I am very pleased to announce that my ethnography of media and nation building among the Iban of Sarawak (a Malaysian state on the island of Borneo), originally published in hardcover in 2006, is now out in paperback. In this study I draw from both historical and ethnographic research to explain how the Iban became active participants in the ongoing project of building a modern Malaysian state and national culture following independence from Britain in 1963. As suggested by the title, I concentrate not on a single medium but rather on the uses by both state and non-state agents of a range of media (from radio, television and print media to PA systems, clocks and calendars) in pursuit of this long-term developmental goal. Further details are available on the Berghahn website.

A few colleagues have asked me about this paperback edition as they hope to use it for their undergraduate teaching. My own suggestion is that it would be a useful book to add to reading lists for courses or modules on general anthropology, media anthropology, media studies, Southeast Asian studies and development studies. For example, it could be usefully contrasted with Derek Freeman’s classic monograph Report on the Iban within a module introducing the history of anthropology, or used alongside other media ethnographies.

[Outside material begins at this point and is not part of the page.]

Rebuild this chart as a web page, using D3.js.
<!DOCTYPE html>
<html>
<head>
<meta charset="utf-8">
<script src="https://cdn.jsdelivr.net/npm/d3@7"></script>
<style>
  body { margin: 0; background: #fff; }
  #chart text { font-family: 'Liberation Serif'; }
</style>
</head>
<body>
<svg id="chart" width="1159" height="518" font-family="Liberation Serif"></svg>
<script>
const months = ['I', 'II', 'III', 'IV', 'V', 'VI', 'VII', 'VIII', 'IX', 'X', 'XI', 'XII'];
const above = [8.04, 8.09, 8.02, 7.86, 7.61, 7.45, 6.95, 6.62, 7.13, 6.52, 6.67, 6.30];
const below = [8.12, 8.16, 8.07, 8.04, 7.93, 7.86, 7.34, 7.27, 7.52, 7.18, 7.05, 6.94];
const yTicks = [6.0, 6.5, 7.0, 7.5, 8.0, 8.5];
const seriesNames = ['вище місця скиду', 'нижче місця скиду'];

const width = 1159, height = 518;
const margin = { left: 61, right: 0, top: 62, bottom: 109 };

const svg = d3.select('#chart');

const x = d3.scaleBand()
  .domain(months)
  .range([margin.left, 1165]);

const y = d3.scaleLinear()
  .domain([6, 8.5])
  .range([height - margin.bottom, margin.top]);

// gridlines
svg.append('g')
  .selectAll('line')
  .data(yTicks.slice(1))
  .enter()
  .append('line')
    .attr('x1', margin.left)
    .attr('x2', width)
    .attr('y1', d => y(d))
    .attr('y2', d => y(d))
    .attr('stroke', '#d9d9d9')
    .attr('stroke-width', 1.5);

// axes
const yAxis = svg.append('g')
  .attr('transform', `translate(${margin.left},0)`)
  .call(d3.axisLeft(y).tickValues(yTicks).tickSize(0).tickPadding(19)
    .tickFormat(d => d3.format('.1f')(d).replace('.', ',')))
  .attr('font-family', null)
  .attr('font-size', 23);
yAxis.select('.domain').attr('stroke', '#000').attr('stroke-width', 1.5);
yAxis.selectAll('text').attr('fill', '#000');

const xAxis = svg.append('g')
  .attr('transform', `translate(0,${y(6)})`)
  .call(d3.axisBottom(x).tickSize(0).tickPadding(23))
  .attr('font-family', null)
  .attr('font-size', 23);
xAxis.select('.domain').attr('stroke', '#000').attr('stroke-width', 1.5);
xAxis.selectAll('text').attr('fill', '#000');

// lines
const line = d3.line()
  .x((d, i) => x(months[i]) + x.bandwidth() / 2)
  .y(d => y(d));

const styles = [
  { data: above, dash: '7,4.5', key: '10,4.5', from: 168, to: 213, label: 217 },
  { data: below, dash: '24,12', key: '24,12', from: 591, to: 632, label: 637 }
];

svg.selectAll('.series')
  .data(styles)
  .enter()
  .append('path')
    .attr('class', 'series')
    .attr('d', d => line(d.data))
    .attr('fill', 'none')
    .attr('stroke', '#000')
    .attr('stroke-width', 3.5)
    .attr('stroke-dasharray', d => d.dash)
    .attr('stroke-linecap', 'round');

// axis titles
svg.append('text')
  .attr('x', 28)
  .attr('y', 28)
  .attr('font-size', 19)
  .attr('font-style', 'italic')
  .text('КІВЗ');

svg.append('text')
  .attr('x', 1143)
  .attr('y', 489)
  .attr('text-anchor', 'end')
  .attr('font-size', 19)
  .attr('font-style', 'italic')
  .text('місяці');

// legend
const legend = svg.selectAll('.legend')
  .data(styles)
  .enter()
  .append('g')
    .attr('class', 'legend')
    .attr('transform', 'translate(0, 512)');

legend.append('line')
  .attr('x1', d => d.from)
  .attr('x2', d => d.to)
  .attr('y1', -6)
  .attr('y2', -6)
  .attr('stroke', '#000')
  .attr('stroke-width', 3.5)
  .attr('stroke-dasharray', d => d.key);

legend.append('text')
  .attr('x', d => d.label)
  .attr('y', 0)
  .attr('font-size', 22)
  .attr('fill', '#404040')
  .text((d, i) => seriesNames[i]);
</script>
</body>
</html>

In her otherwise positive review for H-Net, Sabina Mihelj (Loughborough University, UK) says that ‘the conceptual merits of the book are less easy to pinpoint’ than its merits in relation to existing studies of media and nationalism. I have to cordially disagree with this assessment. Media and Nation Building is both an empirical exploration of media and social change among a Borneo people as well as a conceptual exercise that takes key anthropological notions such as orality, literacy, time, ritual and artefact and asks about their usefulness – or otherwise – in the study of increasingly mediated social worlds. This is, in other words, an anthropological study through and through. I argue that media anthropologists, in common with most other sociocultural anthropologists, have paid a great deal of attention to processes of cultural appropriation at the expense of processes of cultural diffusion – the concept of diffusion having been all but abandoned by our professional ancestors over 80 years ago. In the book I suggest that there is no appropriation without diffusion (or ‘adoption’ without ‘spread’, for those who dislike the word ‘diffusion’). By the same token, there is no diffusion without appropriation. Through my historical and ethnographic materials I track some of the paths of diffusion and appropriation of media forms such as radio, television, pop music, propaganda and clock-and-calendar time from urban centres in Malaya and Sarawak to rural Iban longhouses.

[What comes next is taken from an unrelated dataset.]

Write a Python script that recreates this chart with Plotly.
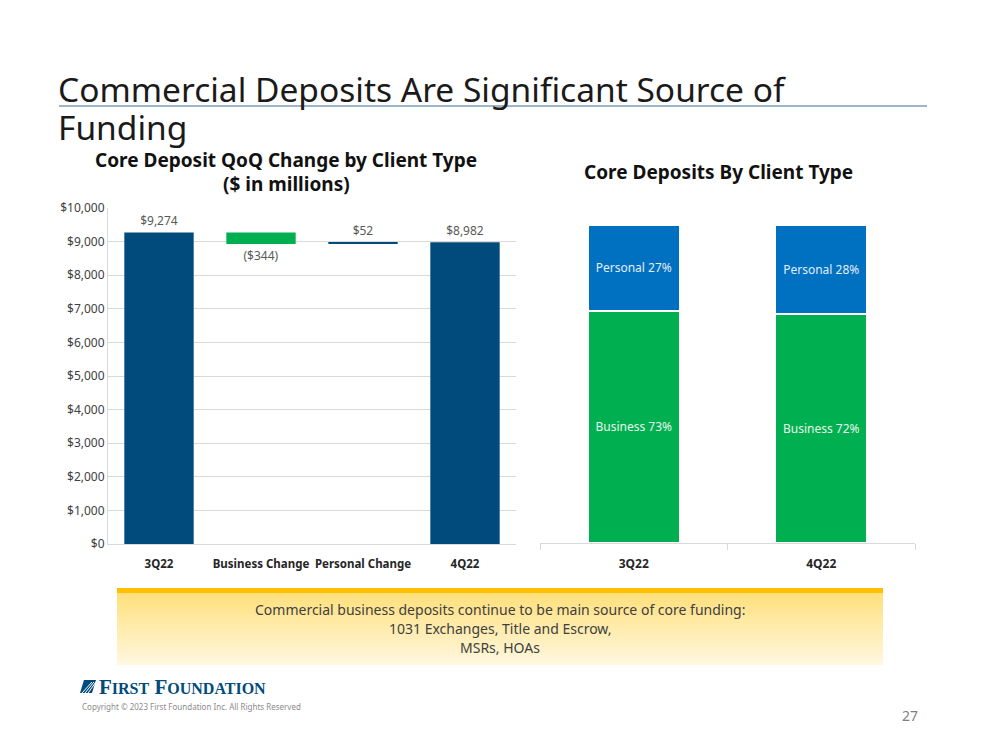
import plotly.graph_objects as go

W, H = 999, 750
def px(x): return x / W
def py(y): return 1 - y / H

# ---- Data ----
wf_categories = ["3Q22", "Business Change", "Personal Change", "4Q22"]
wf_measures = ["absolute", "relative", "relative", "total"]
wf_values = [9274, -344, 52, 8982]
wf_labels = ["$9,274", "($344)", "$52", "$8,982"]
y_ticks = [0, 1000, 2000, 3000, 4000, 5000, 6000, 7000, 8000, 9000, 10000]

stack_categories = ["3Q22", "4Q22"]
business_pct = [73, 72]
personal_pct = [27, 28]

NAVY = "#004A7C"
GREEN = "#00B050"
BLUE = "#0070C0"
FONT = "Noto Sans"

fig = go.Figure()

fig.add_trace(go.Waterfall(
    x=wf_categories, y=wf_values, measure=wf_measures,
    text=wf_labels, textposition="outside",
    textfont=dict(family=FONT, size=12, color="#595959"),
    increasing=dict(marker=dict(color=NAVY)),
    decreasing=dict(marker=dict(color=GREEN)),
    totals=dict(marker=dict(color=NAVY)),
    connector=dict(visible=False),
    width=0.68, cliponaxis=False,
    xaxis="x", yaxis="y", showlegend=False, hoverinfo="skip",
))

fig.add_trace(go.Bar(
    x=stack_categories, y=business_pct, name="Business",
    text=[f"Business {v}%" for v in business_pct],
    textposition="inside", insidetextanchor="middle",
    textfont=dict(family=FONT, size=12, color="#E8F5EC"),
    marker=dict(color=GREEN, line=dict(color="white", width=1.5)),
    width=0.49, xaxis="x2", yaxis="y2", showlegend=False, hoverinfo="skip",
))
fig.add_trace(go.Bar(
    x=stack_categories, y=personal_pct, name="Personal",
    text=[f"Personal {v}%" for v in personal_pct],
    textposition="inside", insidetextanchor="middle",
    textfont=dict(family=FONT, size=12, color="#E3EEF9"),
    marker=dict(color=BLUE, line=dict(color="white", width=1.5)),
    width=0.49, xaxis="x2", yaxis="y2", showlegend=False, hoverinfo="skip",
))

shapes = []
# title underline
shapes.append(dict(type="line", xref="paper", yref="paper", x0=px(59), x1=px(927),
                   y0=py(106), y1=py(106), line=dict(color="#7F9DB9", width=1.5)))
# gradient box
top, bot, left, right = 593, 665, 117, 883
n = 24
c0 = (255, 224, 125); c1 = (255, 247, 222)
for i in range(n):
    t = i / (n - 1)
    c = tuple(round(c0[k] + (c1[k] - c0[k]) * t) for k in range(3))
    y0 = top + (bot - top) * i / n
    y1 = top + (bot - top) * (i + 1) / n
    shapes.append(dict(type="rect", xref="paper", yref="paper", x0=px(left), x1=px(right),
                       y0=py(y1), y1=py(y0) + 0.0005, fillcolor="rgb(%d,%d,%d)" % c, line=dict(width=0), layer="below"))
shapes.append(dict(type="rect", xref="paper", yref="paper", x0=px(left), x1=px(right),
                   y0=py(593), y1=py(588), fillcolor="#FFC000", line=dict(width=0)))
# logo icon
shapes.append(dict(type="path", xref="paper", yref="paper",
                   path="M %f %f L %f %f L %f %f L %f %f Z" % (px(80), py(693), px(84), py(680), px(96), py(680), px(92), py(693)),
                   fillcolor=NAVY, line=dict(width=0)))
for k in range(3):
    shapes.append(dict(type="line", xref="paper", yref="paper",
                       x0=px(82 + k * 3), y0=py(693), x1=px(92 + k * 2), y1=py(682),
                       line=dict(color="white", width=1)))

annotations = []
def ann(text, x, y, size, color="#000000", bold=False, xanchor="center", yanchor="middle", family=FONT, align="center"):
    if bold:
        text = "<b>" + text + "</b>"
    annotations.append(dict(text=text, x=px(x), y=py(y), xref="paper", yref="paper",
                            showarrow=False, xanchor=xanchor, yanchor=yanchor, align=align,
                            font=dict(family=family, size=size, color=color)))

ann("Commercial Deposits Are Significant Source of", 56, 89, 33.5, "#1a1a1a", xanchor="left")
ann("Funding", 56, 127, 33.5, "#1a1a1a", xanchor="left")
ann("Core Deposit QoQ Change by Client Type", 286, 160, 19, "#111111", bold=True)
ann("($ in millions)", 286, 184, 19, "#111111", bold=True)
ann("Core Deposits By Client Type", 718, 172, 19, "#111111", bold=True)
ann("Commercial business deposits continue to be main source of core funding:", 500, 609, 14, "#404040")
ann("1031 Exchanges, Title and Escrow,", 500, 628, 14, "#404040")
ann("MSRs, HOAs", 500, 647, 14, "#404040")
ann("<b>F<span style='font-size:16px'>IRST</span> F<span style='font-size:16px'>OUNDATION</span></b>",
    97, 687, 21, NAVY, xanchor="left", family="Liberation Serif")
ann("Copyright © 2023 First Foundation Inc. All Rights Reserved", 80, 706, 8, "#8c8c8c", xanchor="left")
ann("27", 910, 715, 14, "#7f7f7f")

grid = "#D9D9D9"
fig.update_layout(
    width=W, height=H, margin=dict(l=0, r=0, t=0, b=0, autoexpand=False),
    paper_bgcolor="white", plot_bgcolor="rgba(0,0,0,0)",
    barmode="stack", shapes=shapes, annotations=annotations,
    font=dict(family=FONT),
    xaxis=dict(domain=[px(108), px(516)], showline=True, linecolor=grid, linewidth=1,
               tickfont=dict(family=FONT, size=11.5, color="#262626"), ticks="",
               tickangle=0, automargin=False, ticklabelstandoff=9,
               tickprefix="<b>", ticksuffix="</b>", fixedrange=True),
    yaxis=dict(domain=[py(544), py(208)], range=[0, 10000], tickvals=y_ticks,
               tickformat="$,d", showgrid=True, gridcolor=grid, gridwidth=1,
               showline=True, linecolor=grid, zeroline=False, automargin=False,
               tickfont=dict(family=FONT, size=12, color="#404040")),
    xaxis2=dict(domain=[px(540), px(915)], anchor="y2", showline=True, linecolor=grid, linewidth=1,
                ticks="outside", tickson="boundaries", ticklen=6, tickcolor=grid,
                tickangle=0, automargin=False, ticklabelstandoff=10,
                tickfont=dict(family=FONT, size=12, color="#262626"),
                tickprefix="<b>", ticksuffix="</b>"),
    yaxis2=dict(domain=[py(543), py(225)], anchor="x2", range=[0, 100], visible=False),
)

fig.write_html("out.html")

I am not suggesting that this is all there is to media and social change, but rather that if we are going to continue to study the appropriation of new media forms (along with other important processes such as their circulation**, distribution, production, etc) we will also need to consider their diffusion or spread across historical time and geographical space.

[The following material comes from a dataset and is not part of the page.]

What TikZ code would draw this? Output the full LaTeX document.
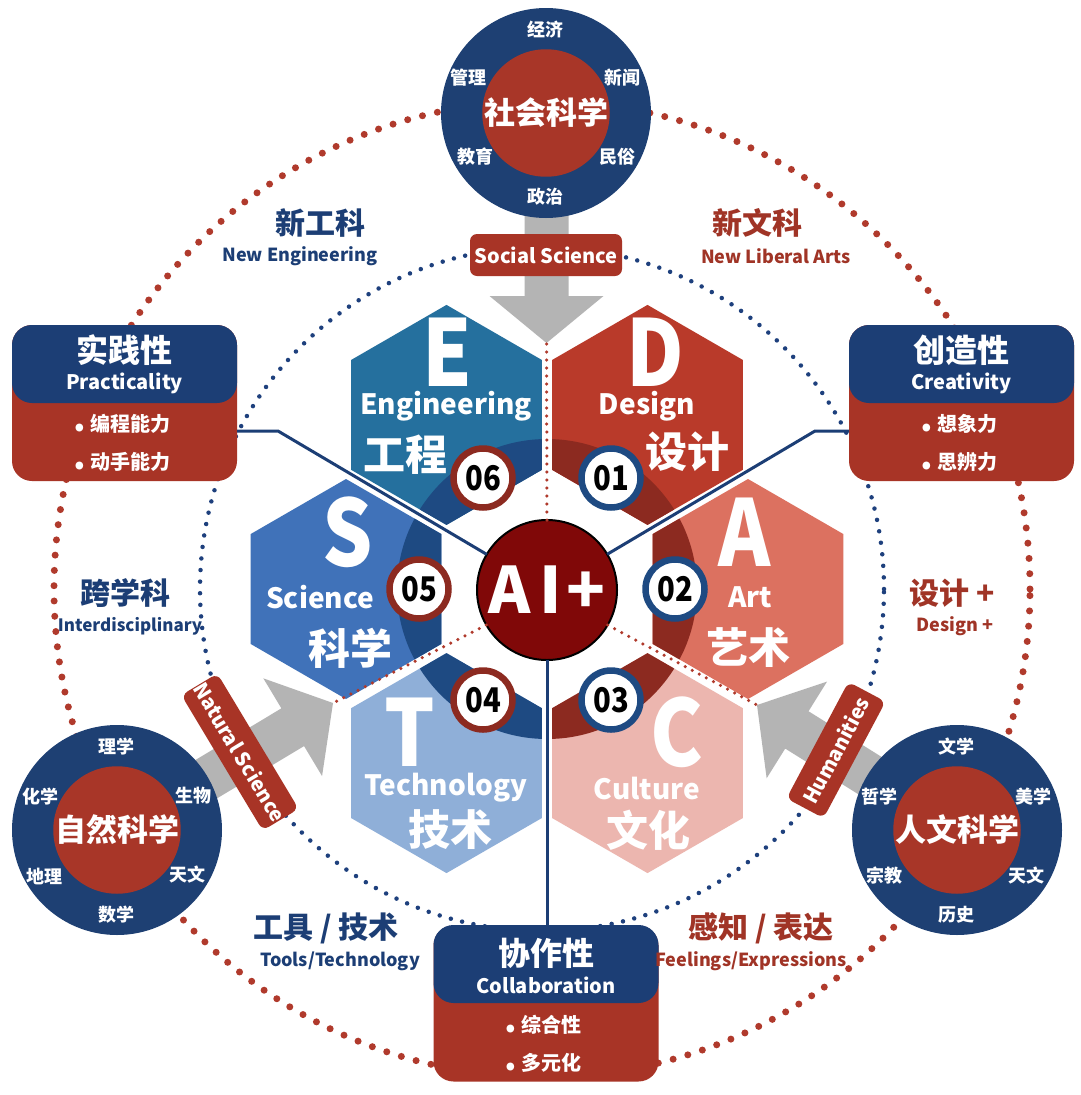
\documentclass[tikz,border=0pt]{standalone}
\usepackage{fontspec}
\setmainfont{Noto Sans CJK SC}
\newfontfamily\condf{Noto Sans CJK SC}[FakeStretch=0.86]
\usetikzlibrary{calc}
\newcommand\fsz[1]{\fontsize{#1}{#1}\selectfont}
\newcommand\bul{{\fsz{36}.}\hspace{5pt}}
\definecolor{boxblue}{RGB}{28,62,117}
\definecolor{boxred}{RGB}{168,52,38}
\definecolor{sciblue}{RGB}{30,64,115}
\definecolor{scired}{RGB}{168,54,40}
\definecolor{hexE}{RGB}{37,112,158}
\definecolor{hexD}{RGB}{185,58,42}
\definecolor{hexS}{RGB}{64,114,185}
\definecolor{hexA}{RGB}{220,113,96}
\definecolor{hexT}{RGB}{143,175,216}
\definecolor{hexC}{RGB}{236,182,175}
\definecolor{ringblue}{RGB}{30,74,130}
\definecolor{ringred}{RGB}{140,42,32}
\definecolor{aired}{RGB}{128,8,8}
\definecolor{arrowgray}{RGB}{180,180,180}
\definecolor{txtblue}{RGB}{28,62,117}
\definecolor{txtred}{RGB}{160,52,38}
\definecolor{dotred}{RGB}{176,58,44}
\definecolor{dotblue}{RGB}{30,64,125}
\def\hexp#1{(#1) +(0,-110) -- +(95.26,-55) -- +(95.26,55) -- +(0,110) -- +(-95.26,55) -- +(-95.26,-55) -- cycle}
\begin{document}
\begin{tikzpicture}[x=1pt,y=-1pt,
  every node/.style={inner sep=0pt, outer sep=0pt},
  reddots/.style={draw=dotred, line width=7pt, line cap=round, dash pattern=on 0pt off 15.3pt},
  bluedots/.style={draw=dotblue, line width=4.5pt, line cap=round, dash pattern=on 0pt off 11.6pt},
  gapdots/.style={draw=dotred, line width=3.5pt, line cap=round, dash pattern=on 0pt off 8pt},
  conn/.style={draw=boxblue, line width=3pt},
  garrow/.style={fill=arrowgray},
  hexletter/.style={text=white, font=\condf\bfseries\fsz{92}},
  hexen/.style={text=white, font=\bfseries\fsz{28}},
  hexcn/.style={text=white, font=\bfseries\fsz{42}},
  badge/.style={circle, fill=white, line width=6.5pt, minimum size=59pt, font=\condf\bfseries\fsz{34}},
  outercirc/.style={circle, fill=sciblue, minimum size=210pt},
  innercirc/.style={circle, fill=scired, minimum size=124pt, text=white, font=\bfseries\fsz{31}},
  sub/.style={text=white, font=\bfseries\fsz{18}},
  lbl/.style={rectangle, rounded corners=7pt, fill=boxred, text=white, minimum height=42pt, font=\bfseries\fsz{20}},
  redbox/.style={rectangle, rounded corners=20pt, fill=boxred, minimum width=225pt, minimum height=156pt},
  bluebox/.style={rectangle, rounded corners=20pt, fill=boxblue, minimum width=225pt, minimum height=78pt},
  boxtitle/.style={text=white, font=\bfseries\fsz{32}},
  boxen/.style={text=white, font=\bfseries\fsz{20}},
  boxitem/.style={text=white, font=\bfseries\fsz{20}},
  sidecnB/.style={text=txtblue, font=\bfseries\fsz{30}},
  sideenB/.style={text=txtblue, font=\bfseries\fsz{18}},
  sidecnR/.style={text=txtred, font=\bfseries\fsz{30}},
  sideenR/.style={text=txtred, font=\bfseries\fsz{18}}]
\useasboundingbox (0,0) rectangle (1080,1095);
\fill[white] (0,0) rectangle (1080,1095);

\coordinate (O) at (547,589);
\coordinate (oc) at (542,589);
% dotted circles
\draw[reddots] (oc) circle (488pt);
\draw[bluedots] (oc) circle (342pt);

% gray arrows
\coordinate (tipT) at (546.5,343);
\coordinate (tipL) at (333,703);
\coordinate (tipR) at (757,705);
\fill[garrow, shift={(tipT)}, rotate=-90] (0,0) -- (-47,57) -- (-47,22) -- (-235,22) -- (-235,-22) -- (-47,-22) -- (-47,-57) -- cycle;
\fill[garrow, shift={(tipL)}, rotate=31] (0,0) -- (-47,57) -- (-47,22) -- (-250,22) -- (-250,-22) -- (-47,-22) -- (-47,-57) -- cycle;
\fill[garrow, shift={(tipR)}, rotate=148] (0,0) -- (-47,57) -- (-47,22) -- (-240,22) -- (-240,-22) -- (-47,-22) -- (-47,-57) -- cycle;

% hexagons
\coordinate (hE) at (446.5,414.9);
\coordinate (hD) at (647.5,414.9);
\coordinate (hS) at (346,589);
\coordinate (hA) at (748,589);
\coordinate (hT) at (446.5,763.1);
\coordinate (hC) at (647.5,763.1);
\fill[hexE] \hexp{hE};
\fill[hexD] \hexp{hD};
\fill[hexS] \hexp{hS};
\fill[hexA] \hexp{hA};
\fill[hexT] \hexp{hT};
\fill[hexC] \hexp{hC};
\begin{scope}
  \clip \hexp{hE} \hexp{hS} \hexp{hT};
  \fill[ringblue, even odd rule] (O) circle (150pt) (O) circle (95pt);
\end{scope}
\begin{scope}
  \clip \hexp{hD} \hexp{hA} \hexp{hC};
  \fill[ringred, even odd rule] (O) circle (150pt) (O) circle (95pt);
\end{scope}

% hex texts
\node[hexletter] (lE) at (447,352) {E};
\node[hexen] (enE) at (446,406) {Engineering};
\node[hexcn] (cnE) at (405,455) {工程};
\node[hexletter] (lD) at (655,352) {D};
\node[hexen] (enD) at (647,406) {Design};
\node[hexcn] (cnD) at (687,452) {设计};
\node[hexletter] (lS) at (348,532) {S};
\node[hexen] (enS) at (320,597) {Science};
\node[hexcn] (cnS) at (350,648) {科学};
\node[hexletter] (lA) at (745,532) {A};
\node[hexen] (enA) at (750,597) {Art};
\node[hexcn] (cnA) at (748,648) {艺术};
\node[hexletter] (lT) at (410,732) {T};
\node[hexen] (enT) at (446,788) {Technology};
\node[hexcn] (cnT) at (450,830) {技术};
\node[hexletter] (lC) at (677,732) {C};
\node[hexen] (enC) at (647,788) {Culture};
\node[hexcn] (cnC) at (648,830) {文化};

% centre
\node[circle, fill=aired, draw=black, line width=2pt, minimum size=140pt, text=white, font=\bfseries\fsz{64}] (ai) at (547,590) {A\hspace{9pt}I\hspace{5pt}+};

% gap dotted lines
\draw[gapdots] (ai.90) -- (tipT);
\draw[gapdots] (ai.210) -- (tipL);
\draw[gapdots] (ai.330) -- (tipR);

% badges
\node[badge, draw=ringred] (b06) at (483,478) {06};
\node[badge, draw=ringblue] (b01) at (611,478) {01};
\node[badge, draw=ringred] (b05) at (419,589) {05};
\node[badge, draw=ringblue] (b02) at (675,589) {02};
\node[badge, draw=ringred] (b04) at (483,700) {04};
\node[badge, draw=ringblue] (b03) at (611,700) {03};

% science circles
\node[outercirc] (soc) at (546,113) {};
\node[innercirc] (socI) at (soc) {社会科学};
\node[sub] at (545,30) {经济};
\node[sub] at (468,78) {管理};
\node[sub] at (622,78) {新闻};
\node[sub] at (475,157) {教育};
\node[sub] at (617,157) {民俗};
\node[sub] at (545,197) {政治};

\node[outercirc] (nat) at (117,830) {};
\node[innercirc] (natI) at (nat) {自然科学};
\node[sub] at (116,747) {理学};
\node[sub] at (40,797) {化学};
\node[sub] at (193,796) {生物};
\node[sub] at (45,876) {地理};
\node[sub] at (187,875) {天文};
\node[sub] at (116,915) {数学};

\node[outercirc] (hum) at (957,830) {};
\node[innercirc] (humI) at (hum) {人文科学};
\node[sub] at (956,747) {文学};
\node[sub] at (879,797) {哲学};
\node[sub] at (1033,797) {美学};
\node[sub] at (884,876) {宗教};
\node[sub] at (1026,876) {天文};
\node[sub] at (956,915) {历史};

% arrow labels
\node[lbl, minimum width=152pt] (socL) at (546,255) {Social Science};
\node[lbl, minimum width=152pt, rotate=-59] (natL) at (240,752) {Natural Science};
\node[lbl, minimum width=132pt, rotate=62] (humL) at (836,750) {Humanities};

% boxes
\node[redbox] (prac) at (124.5,403) {};
\node[bluebox] (pracT) at (124.5,364) {};
\node[redbox] (crea) at (961.5,403) {};
\node[bluebox] (creaT) at (961.5,364) {};
\node[redbox] (coll) at (546,1003.5) {};
\node[bluebox] (collT) at (546,964) {};

\node[boxtitle] at (124.5,350) {实践性};
\node[boxen] at (124.5,383) {Practicality};
\node[boxitem] at (122,424) {\bul 编程能力};
\node[boxitem] at (122,462) {\bul 动手能力};
\node[boxtitle] at (961.5,350) {创造性};
\node[boxen] at (961.5,383) {Creativity};
\node[boxitem] at (959,424) {\bul 想象力};
\node[boxitem] at (959,462) {\bul 思辨力};
\node[boxtitle] at (546,953) {协作性};
\node[boxen] at (546,985) {Collaboration};
\node[boxitem] at (543,1025) {\bul 综合性};
\node[boxitem] at (543,1063) {\bul 多元化};

% connectors
\coordinate (bL) at (278,431);
\coordinate (bR) at (815,431);
\draw[conn] (ai) -- (bL) -- (bL -| prac.east);
\draw[conn] (ai) -- (bR) -- (bR -| crea.west);
\draw[conn] (ai) -- (ai |- collT.north);

% side labels
\node[sidecnB] at (320,223) {新工科};
\node[sideenB] at (300,256) {New Engineering};
\node[sidecnR] at (757,223) {新文科};
\node[sideenR] at (776,256) {New Liberal Arts};
\node[sidecnB] at (125,593) {跨学科};
\node[sideenB, font=\bfseries\fsz{17}] at (130,626) {Interdisciplinary};
\node[sidecnR] at (952,593) {设计 +};
\node[sideenR] at (955,626) {Design +};
\node[sidecnB] at (326,928) {工具 / 技术};
\node[sideenB] at (340,961) {Tools/Technology};
\node[sidecnR] at (761,928) {感知 / 表达};
\node[sideenR] at (751,961) {Feelings/Expressions};
\end{tikzpicture}
\end{document}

See also review of Media and Nation Building by Gordon Gray for American Anthropologist, June 2007

**For a recent anthropological study that focuses on media circulation in Bolivia, see J. Himpele’s (2007) Circuits of Culture. University of Minnesota Press. See also Postill, J. 2007 paper ‘The elements of media’

8 Comments leave one →
  1. August 4, 2008 9:53 pm

    PS There is often a tendency is academia – and indeed elsewhere – to look at different approaches to a problem in an either/or fashion, as if one could not combine or synthesise more than one approach (provided, that is, they are logically compatible). For instance, I think the notions of diffusion and circulation are perfectly compatible and could make for a powerful analytical combination. Innovation X can diffuse (spread) from locale A to locale B and over time – as it becomes appropriated by local people – come to form an integral part of the circulation of people, artefacts, ideas, etc. within the recipient locale (say, a city, or a country, or an island).

  2. sha permalink
    September 5, 2008 8:32 pm

    Congratulations on your book Mr. Postill. Can I know how long did it take you to complete the ethnography?

  3. September 5, 2008 10:54 pm

    Thanks Sha, much appreciated. Good question. Well, I had the PhD thesis (2000) and some articles to work with when I started work on this book in my spare time circa 2002. I guess it took about 2 years part-time to turn these materials into the finished book. The fieldwork took about 18 months in total in 1996-1998 and briefly in 2001.